*INPUT RECORDS:*
━━━━━━

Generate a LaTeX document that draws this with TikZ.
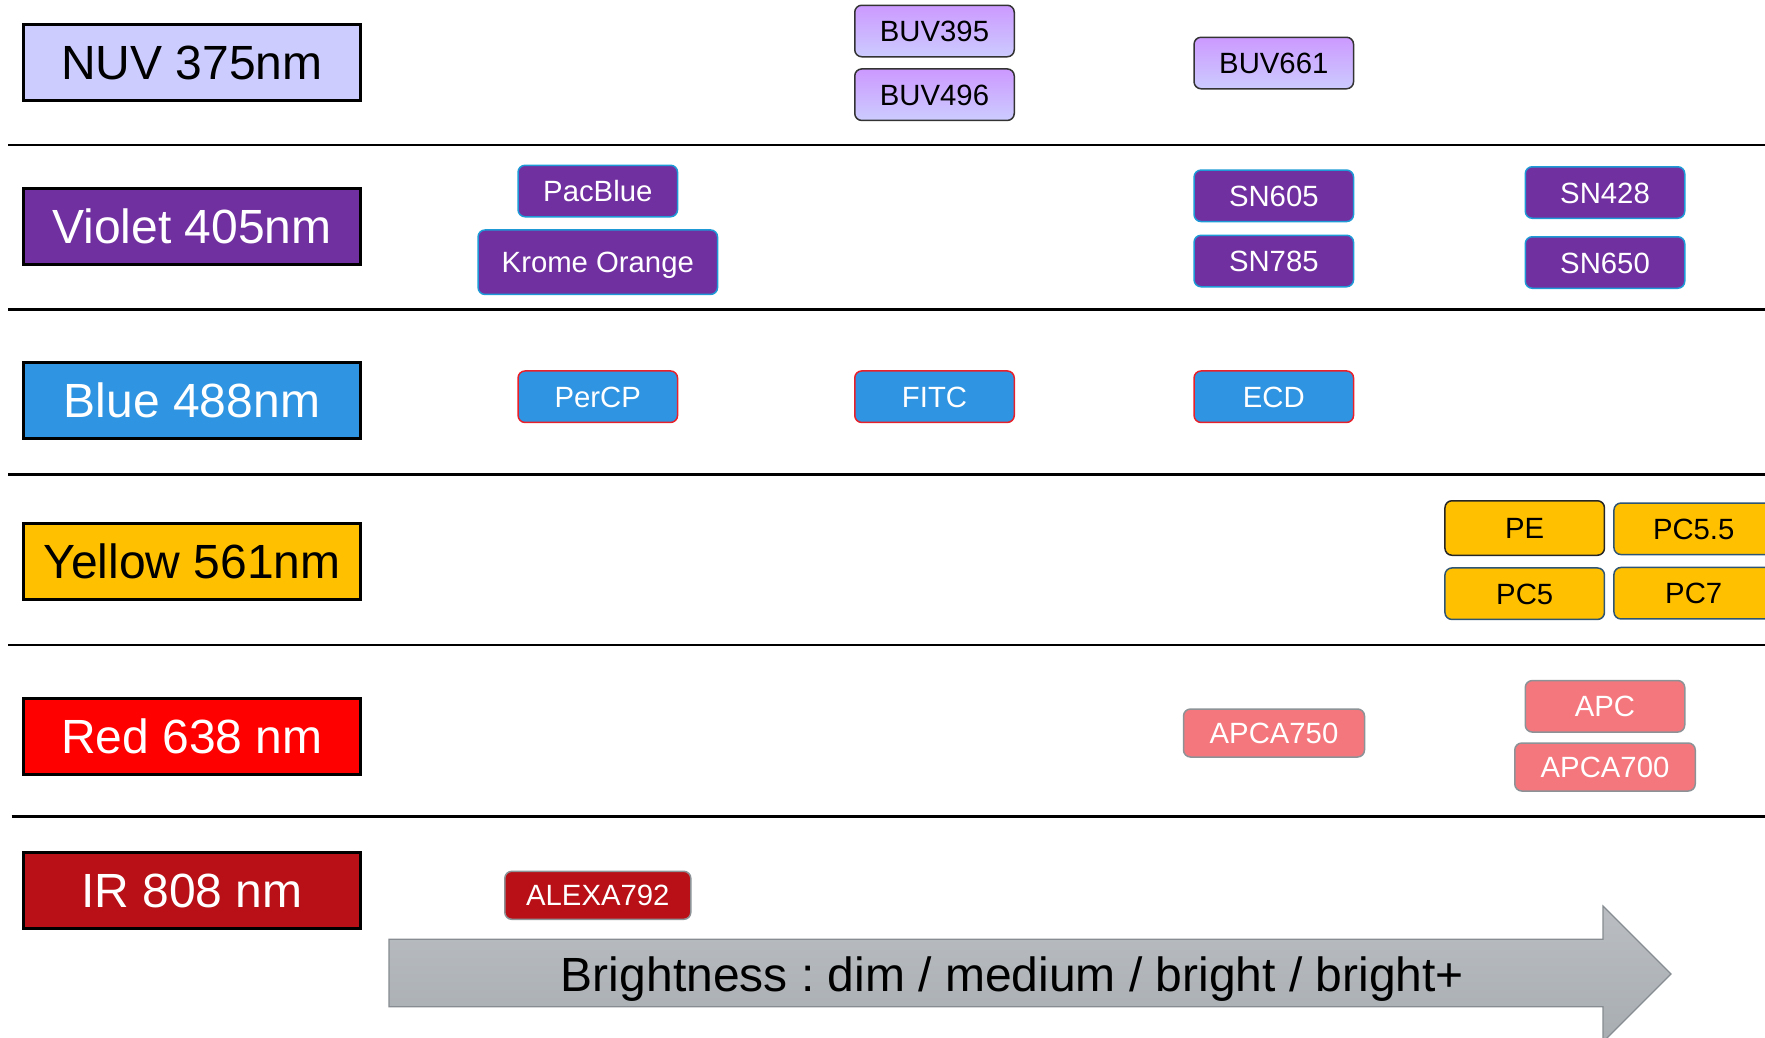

━━━━━━

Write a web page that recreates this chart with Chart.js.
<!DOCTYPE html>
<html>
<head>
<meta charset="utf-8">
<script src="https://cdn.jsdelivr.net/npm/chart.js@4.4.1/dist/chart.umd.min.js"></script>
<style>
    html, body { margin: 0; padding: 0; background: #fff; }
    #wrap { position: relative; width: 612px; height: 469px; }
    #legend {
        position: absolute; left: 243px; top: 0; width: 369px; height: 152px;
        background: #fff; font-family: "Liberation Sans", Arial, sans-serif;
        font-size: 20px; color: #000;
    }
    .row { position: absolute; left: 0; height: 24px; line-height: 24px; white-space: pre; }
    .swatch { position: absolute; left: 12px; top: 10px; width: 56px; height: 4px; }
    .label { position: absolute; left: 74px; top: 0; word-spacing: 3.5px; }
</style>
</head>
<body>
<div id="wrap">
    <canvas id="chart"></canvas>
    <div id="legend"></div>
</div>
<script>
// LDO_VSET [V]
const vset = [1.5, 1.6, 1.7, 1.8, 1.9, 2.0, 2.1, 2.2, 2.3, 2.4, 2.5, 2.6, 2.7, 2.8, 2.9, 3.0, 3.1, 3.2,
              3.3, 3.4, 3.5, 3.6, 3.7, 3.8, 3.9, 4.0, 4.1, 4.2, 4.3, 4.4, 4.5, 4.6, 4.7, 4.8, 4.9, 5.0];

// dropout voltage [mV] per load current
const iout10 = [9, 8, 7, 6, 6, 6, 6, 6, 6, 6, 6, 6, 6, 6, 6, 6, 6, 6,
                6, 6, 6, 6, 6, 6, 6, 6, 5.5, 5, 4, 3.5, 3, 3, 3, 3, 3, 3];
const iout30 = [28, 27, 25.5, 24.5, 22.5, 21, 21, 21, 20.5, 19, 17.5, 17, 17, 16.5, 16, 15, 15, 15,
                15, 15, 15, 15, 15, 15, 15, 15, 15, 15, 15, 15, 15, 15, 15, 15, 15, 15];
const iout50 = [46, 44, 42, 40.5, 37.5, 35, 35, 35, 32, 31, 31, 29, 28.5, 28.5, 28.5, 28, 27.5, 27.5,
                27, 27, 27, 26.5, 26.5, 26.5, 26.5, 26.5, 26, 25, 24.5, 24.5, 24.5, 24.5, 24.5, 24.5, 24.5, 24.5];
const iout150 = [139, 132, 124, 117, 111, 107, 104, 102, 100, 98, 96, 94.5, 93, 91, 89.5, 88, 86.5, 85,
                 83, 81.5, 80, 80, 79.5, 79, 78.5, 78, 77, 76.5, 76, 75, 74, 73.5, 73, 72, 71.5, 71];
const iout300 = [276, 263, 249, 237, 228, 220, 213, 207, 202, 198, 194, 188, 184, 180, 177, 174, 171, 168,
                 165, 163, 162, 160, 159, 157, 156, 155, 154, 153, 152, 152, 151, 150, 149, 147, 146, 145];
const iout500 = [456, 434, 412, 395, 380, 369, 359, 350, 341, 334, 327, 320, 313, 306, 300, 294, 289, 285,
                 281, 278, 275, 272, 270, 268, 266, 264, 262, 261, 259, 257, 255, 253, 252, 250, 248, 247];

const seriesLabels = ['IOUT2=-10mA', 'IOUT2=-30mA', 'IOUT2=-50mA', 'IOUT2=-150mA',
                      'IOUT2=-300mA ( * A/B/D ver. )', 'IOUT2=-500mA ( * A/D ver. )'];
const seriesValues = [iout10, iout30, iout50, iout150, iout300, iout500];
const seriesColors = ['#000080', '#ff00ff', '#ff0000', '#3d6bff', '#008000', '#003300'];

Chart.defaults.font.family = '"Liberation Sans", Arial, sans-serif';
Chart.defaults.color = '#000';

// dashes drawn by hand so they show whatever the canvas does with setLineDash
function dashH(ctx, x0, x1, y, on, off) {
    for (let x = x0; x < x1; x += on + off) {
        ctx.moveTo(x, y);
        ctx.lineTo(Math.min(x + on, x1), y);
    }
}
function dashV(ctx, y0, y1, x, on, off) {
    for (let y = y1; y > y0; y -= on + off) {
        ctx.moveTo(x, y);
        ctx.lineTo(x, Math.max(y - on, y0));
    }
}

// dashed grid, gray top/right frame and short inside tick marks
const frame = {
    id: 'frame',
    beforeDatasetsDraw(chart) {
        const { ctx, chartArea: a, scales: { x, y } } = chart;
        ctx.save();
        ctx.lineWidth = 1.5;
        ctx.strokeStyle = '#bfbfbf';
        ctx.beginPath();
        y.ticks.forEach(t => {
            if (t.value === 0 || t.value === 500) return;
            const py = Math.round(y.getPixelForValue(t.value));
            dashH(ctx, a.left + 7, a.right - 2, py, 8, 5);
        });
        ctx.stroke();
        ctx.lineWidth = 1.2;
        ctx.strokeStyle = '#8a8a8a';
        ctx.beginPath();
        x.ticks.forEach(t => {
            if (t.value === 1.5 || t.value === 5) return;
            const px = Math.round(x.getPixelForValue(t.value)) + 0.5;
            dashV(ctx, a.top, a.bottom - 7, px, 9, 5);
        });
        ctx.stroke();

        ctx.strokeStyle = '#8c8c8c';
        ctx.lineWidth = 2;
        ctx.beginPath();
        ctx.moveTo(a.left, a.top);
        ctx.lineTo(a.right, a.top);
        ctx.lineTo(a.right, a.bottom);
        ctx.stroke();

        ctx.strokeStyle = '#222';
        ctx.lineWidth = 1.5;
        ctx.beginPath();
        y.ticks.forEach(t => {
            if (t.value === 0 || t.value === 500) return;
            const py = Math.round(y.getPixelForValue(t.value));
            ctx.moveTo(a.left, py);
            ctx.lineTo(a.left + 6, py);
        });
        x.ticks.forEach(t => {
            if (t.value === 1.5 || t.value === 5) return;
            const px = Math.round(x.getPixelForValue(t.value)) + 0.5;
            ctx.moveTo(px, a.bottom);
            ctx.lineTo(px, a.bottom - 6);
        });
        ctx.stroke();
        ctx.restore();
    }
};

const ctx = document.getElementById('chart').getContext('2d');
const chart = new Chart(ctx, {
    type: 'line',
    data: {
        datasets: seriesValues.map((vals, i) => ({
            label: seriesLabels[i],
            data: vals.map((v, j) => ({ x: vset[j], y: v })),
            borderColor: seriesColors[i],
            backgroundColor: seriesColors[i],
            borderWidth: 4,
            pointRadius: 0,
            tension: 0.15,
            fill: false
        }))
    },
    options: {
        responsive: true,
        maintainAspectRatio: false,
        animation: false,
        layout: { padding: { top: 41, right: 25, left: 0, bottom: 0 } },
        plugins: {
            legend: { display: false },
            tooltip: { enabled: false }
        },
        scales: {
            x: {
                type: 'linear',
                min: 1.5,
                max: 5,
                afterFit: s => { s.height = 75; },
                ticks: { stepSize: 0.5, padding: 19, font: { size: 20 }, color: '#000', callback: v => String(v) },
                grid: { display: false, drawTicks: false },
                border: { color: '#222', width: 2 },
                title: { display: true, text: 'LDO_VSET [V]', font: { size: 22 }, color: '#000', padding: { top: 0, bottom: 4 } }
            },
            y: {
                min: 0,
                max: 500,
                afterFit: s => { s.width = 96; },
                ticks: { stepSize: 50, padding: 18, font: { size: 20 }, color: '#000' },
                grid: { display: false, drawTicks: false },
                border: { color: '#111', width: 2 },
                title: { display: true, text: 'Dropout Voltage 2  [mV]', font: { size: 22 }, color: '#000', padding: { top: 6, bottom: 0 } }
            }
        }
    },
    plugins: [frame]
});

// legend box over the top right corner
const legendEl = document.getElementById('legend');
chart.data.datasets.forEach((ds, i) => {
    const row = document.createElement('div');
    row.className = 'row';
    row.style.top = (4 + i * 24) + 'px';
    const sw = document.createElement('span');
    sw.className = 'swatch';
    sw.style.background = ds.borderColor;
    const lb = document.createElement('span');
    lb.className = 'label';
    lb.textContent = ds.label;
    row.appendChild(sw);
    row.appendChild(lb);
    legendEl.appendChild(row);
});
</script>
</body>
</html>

━━━━━━

*SHORT TASK:*
Copy each line above where the string "that" occurs.

*CORRECT ANSWER:*
Generate a LaTeX document that draws this with TikZ.
Write a web page that recreates this chart with Chart.js.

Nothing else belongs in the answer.